**Your objective**
Give every line again exactly as it appears, please, but not the pictures.
* begin Data provided *
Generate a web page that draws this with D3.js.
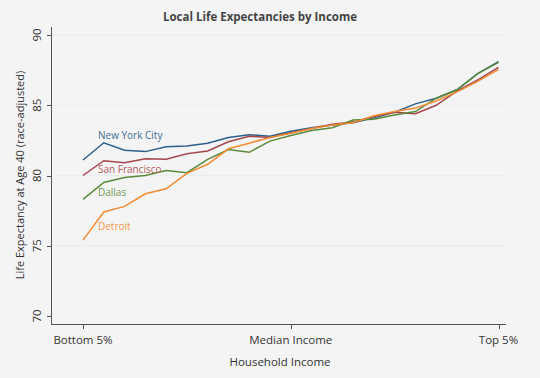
<!DOCTYPE html>
<html>
<head>
<meta charset="utf-8">
<style>
  body { margin: 0; background: #f4f4f4; }
  svg { display: block; font-family: "Open Sans", sans-serif; }
</style>
</head>
<body>
<svg id="chart" width="540" height="378"></svg>
<script src="https://d3js.org/d3.v7.min.js"></script>
<script>
// income groups, index 0 = bottom 5%, 10 = median, 20 = top 5%
var groups = d3.range(21);
var xTicks = [0, 10, 20];
var xTickLabels = ["Bottom 5%", "Median Income", "Top 5%"];
var yTicks = [70, 75, 80, 85, 90];

var nyc     = [81.1, 82.33, 81.8, 81.7, 82.05, 82.1, 82.3, 82.7, 82.9, 82.8, 83.15, 83.4, 83.6, 83.75, 84.1, 84.5, 85.1, 85.5, 86.1, 87.25, 88.1];
var sf      = [80.0, 81.05, 80.9, 81.2, 81.15, 81.55, 81.75, 82.4, 82.8, 82.7, 83.05, 83.35, 83.65, 83.8, 84.2, 84.5, 84.4, 85.0, 86.0, 86.8, 87.7];
var dallas  = [78.3, 79.5, 79.85, 80.0, 80.35, 80.2, 81.15, 81.85, 81.65, 82.45, 82.85, 83.2, 83.4, 83.95, 84.0, 84.3, 84.55, 85.5, 86.1, 87.25, 88.05];
var detroit = [75.4, 77.4, 77.8, 78.7, 79.05, 80.15, 80.8, 81.9, 82.3, 82.7, 83.0, 83.35, 83.6, 83.75, 84.25, 84.55, 84.8, 85.3, 85.95, 86.7, 87.55];

var seriesNames = ["New York City", "San Francisco", "Dallas", "Detroit"];
var seriesValues = [nyc, sf, dallas, detroit];
var lineColors = ["#2d5f8b", "#a5474e", "#5b8a3a", "#f28c33"];
var labelColors = ["#3f6d96", "#b55d62", "#6f9a52", "#f5964a"];
var labelAt = [82.63, 80.2, 78.54, 76.12];

var svg = d3.select("#chart");
var x = d3.scaleLinear().domain([0, 20]).range([83, 498.5]);
var y = d3.scaleLinear().domain([70, 90]).range([316, 35]);

// gridlines
svg.selectAll(".grid").data(yTicks.filter(function(d){ return d > 70; }))
  .enter().append("line")
  .attr("x1", 52).attr("x2", 506)
  .attr("y1", function(d){ return y(d); }).attr("y2", function(d){ return y(d); })
  .attr("stroke", "#e6eef0").attr("stroke-width", 1);

// axes
svg.append("line").attr("x1", 51.5).attr("x2", 51.5).attr("y1", 27).attr("y2", 324.5)
  .attr("stroke", "#555").attr("stroke-width", 1);
svg.append("line").attr("x1", 51).attr("x2", 506).attr("y1", 324.5).attr("y2", 324.5)
  .attr("stroke", "#555").attr("stroke-width", 1);

svg.selectAll(".ytick").data(yTicks).enter().append("line")
  .attr("x1", 47).attr("x2", 51)
  .attr("y1", function(d){ return Math.round(y(d)) + 0.5; })
  .attr("y2", function(d){ return Math.round(y(d)) + 0.5; })
  .attr("stroke", "#555");

svg.selectAll(".ylab").data(yTicks).enter().append("text")
  .attr("transform", function(d){ return "translate(41," + y(d) + ") rotate(-90)"; })
  .attr("text-anchor", "middle")
  .attr("font-size", 11.5).attr("fill", "#333")
  .text(function(d){ return d; });

svg.selectAll(".xtick").data(xTicks).enter().append("line")
  .attr("x1", function(d){ return Math.round(x(d)) + 0.5; })
  .attr("x2", function(d){ return Math.round(x(d)) + 0.5; })
  .attr("y1", 325).attr("y2", 329)
  .attr("stroke", "#555");

svg.selectAll(".xlab").data(xTicks).enter().append("text")
  .attr("x", function(d){ return x(d); }).attr("y", 344)
  .attr("text-anchor", "middle")
  .attr("font-size", 11.5).attr("fill", "#333")
  .text(function(d, i){ return xTickLabels[i]; });

svg.append("text").attr("x", 280).attr("y", 366)
  .attr("text-anchor", "middle").attr("font-size", 11.5).attr("fill", "#333")
  .text("Household Income");

svg.append("text")
  .attr("transform", "translate(24,175) rotate(-90)")
  .attr("text-anchor", "middle").attr("font-size", 11).attr("fill", "#333")
  .text("Life Expectancy at Age 40 (race-adjusted)");

svg.append("text").attr("x", 260).attr("y", 21)
  .attr("text-anchor", "middle").attr("font-size", 11.5).attr("font-weight", "bold")
  .attr("fill", "#444")
  .text("Local Life Expectancies by Income");

// lines
var line = d3.line()
  .x(function(d, i){ return x(groups[i]); })
  .y(function(d){ return y(d); });

svg.selectAll(".series").data(seriesValues).enter().append("path")
  .attr("d", line)
  .attr("fill", "none")
  .attr("stroke", function(d, i){ return lineColors[i]; })
  .attr("stroke-width", 1.5);

svg.selectAll(".slab").data(seriesNames).enter().append("text")
  .attr("x", 98)
  .attr("y", function(d, i){ return y(labelAt[i]); })
  .attr("font-size", 10)
  .attr("fill", function(d, i){ return labelColors[i]; })
  .text(function(d){ return d; });
</script>
</body>
</html>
* end Data provided *
**Solution**
Generate a web page that draws this with D3.js.
<!DOCTYPE html>
<html>
<head>
<meta charset="utf-8">
<style>
  body { margin: 0; background: #f4f4f4; }
  svg { display: block; font-family: "Open Sans", sans-serif; }
</style>
</head>
<body>
<svg id="chart" width="540" height="378"></svg>
<script src="https://d3js.org/d3.v7.min.js"></script>
<script>
// income groups, index 0 = bottom 5%, 10 = median, 20 = top 5%
var groups = d3.range(21);
var xTicks = [0, 10, 20];
var xTickLabels = ["Bottom 5%", "Median Income", "Top 5%"];
var yTicks = [70, 75, 80, 85, 90];

var nyc     = [81.1, 82.33, 81.8, 81.7, 82.05, 82.1, 82.3, 82.7, 82.9, 82.8, 83.15, 83.4, 83.6, 83.75, 84.1, 84.5, 85.1, 85.5, 86.1, 87.25, 88.1];
var sf      = [80.0, 81.05, 80.9, 81.2, 81.15, 81.55, 81.75, 82.4, 82.8, 82.7, 83.05, 83.35, 83.65, 83.8, 84.2, 84.5, 84.4, 85.0, 86.0, 86.8, 87.7];
var dallas  = [78.3, 79.5, 79.85, 80.0, 80.35, 80.2, 81.15, 81.85, 81.65, 82.45, 82.85, 83.2, 83.4, 83.95, 84.0, 84.3, 84.55, 85.5, 86.1, 87.25, 88.05];
var detroit = [75.4, 77.4, 77.8, 78.7, 79.05, 80.15, 80.8, 81.9, 82.3, 82.7, 83.0, 83.35, 83.6, 83.75, 84.25, 84.55, 84.8, 85.3, 85.95, 86.7, 87.55];

var seriesNames = ["New York City", "San Francisco", "Dallas", "Detroit"];
var seriesValues = [nyc, sf, dallas, detroit];
var lineColors = ["#2d5f8b", "#a5474e", "#5b8a3a", "#f28c33"];
var labelColors = ["#3f6d96", "#b55d62", "#6f9a52", "#f5964a"];
var labelAt = [82.63, 80.2, 78.54, 76.12];

var svg = d3.select("#chart");
var x = d3.scaleLinear().domain([0, 20]).range([83, 498.5]);
var y = d3.scaleLinear().domain([70, 90]).range([316, 35]);

// gridlines
svg.selectAll(".grid").data(yTicks.filter(function(d){ return d > 70; }))
  .enter().append("line")
  .attr("x1", 52).attr("x2", 506)
  .attr("y1", function(d){ return y(d); }).attr("y2", function(d){ return y(d); })
  .attr("stroke", "#e6eef0").attr("stroke-width", 1);

// axes
svg.append("line").attr("x1", 51.5).attr("x2", 51.5).attr("y1", 27).attr("y2", 324.5)
  .attr("stroke", "#555").attr("stroke-width", 1);
svg.append("line").attr("x1", 51).attr("x2", 506).attr("y1", 324.5).attr("y2", 324.5)
  .attr("stroke", "#555").attr("stroke-width", 1);

svg.selectAll(".ytick").data(yTicks).enter().append("line")
  .attr("x1", 47).attr("x2", 51)
  .attr("y1", function(d){ return Math.round(y(d)) + 0.5; })
  .attr("y2", function(d){ return Math.round(y(d)) + 0.5; })
  .attr("stroke", "#555");

svg.selectAll(".ylab").data(yTicks).enter().append("text")
  .attr("transform", function(d){ return "translate(41," + y(d) + ") rotate(-90)"; })
  .attr("text-anchor", "middle")
  .attr("font-size", 11.5).attr("fill", "#333")
  .text(function(d){ return d; });

svg.selectAll(".xtick").data(xTicks).enter().append("line")
  .attr("x1", function(d){ return Math.round(x(d)) + 0.5; })
  .attr("x2", function(d){ return Math.round(x(d)) + 0.5; })
  .attr("y1", 325).attr("y2", 329)
  .attr("stroke", "#555");

svg.selectAll(".xlab").data(xTicks).enter().append("text")
  .attr("x", function(d){ return x(d); }).attr("y", 344)
  .attr("text-anchor", "middle")
  .attr("font-size", 11.5).attr("fill", "#333")
  .text(function(d, i){ return xTickLabels[i]; });

svg.append("text").attr("x", 280).attr("y", 366)
  .attr("text-anchor", "middle").attr("font-size", 11.5).attr("fill", "#333")
  .text("Household Income");

svg.append("text")
  .attr("transform", "translate(24,175) rotate(-90)")
  .attr("text-anchor", "middle").attr("font-size", 11).attr("fill", "#333")
  .text("Life Expectancy at Age 40 (race-adjusted)");

svg.append("text").attr("x", 260).attr("y", 21)
  .attr("text-anchor", "middle").attr("font-size", 11.5).attr("font-weight", "bold")
  .attr("fill", "#444")
  .text("Local Life Expectancies by Income");

// lines
var line = d3.line()
  .x(function(d, i){ return x(groups[i]); })
  .y(function(d){ return y(d); });

svg.selectAll(".series").data(seriesValues).enter().append("path")
  .attr("d", line)
  .attr("fill", "none")
  .attr("stroke", function(d, i){ return lineColors[i]; })
  .attr("stroke-width", 1.5);

svg.selectAll(".slab").data(seriesNames).enter().append("text")
  .attr("x", 98)
  .attr("y", function(d, i){ return y(labelAt[i]); })
  .attr("font-size", 10)
  .attr("fill", function(d, i){ return labelColors[i]; })
  .text(function(d){ return d; });
</script>
</body>
</html>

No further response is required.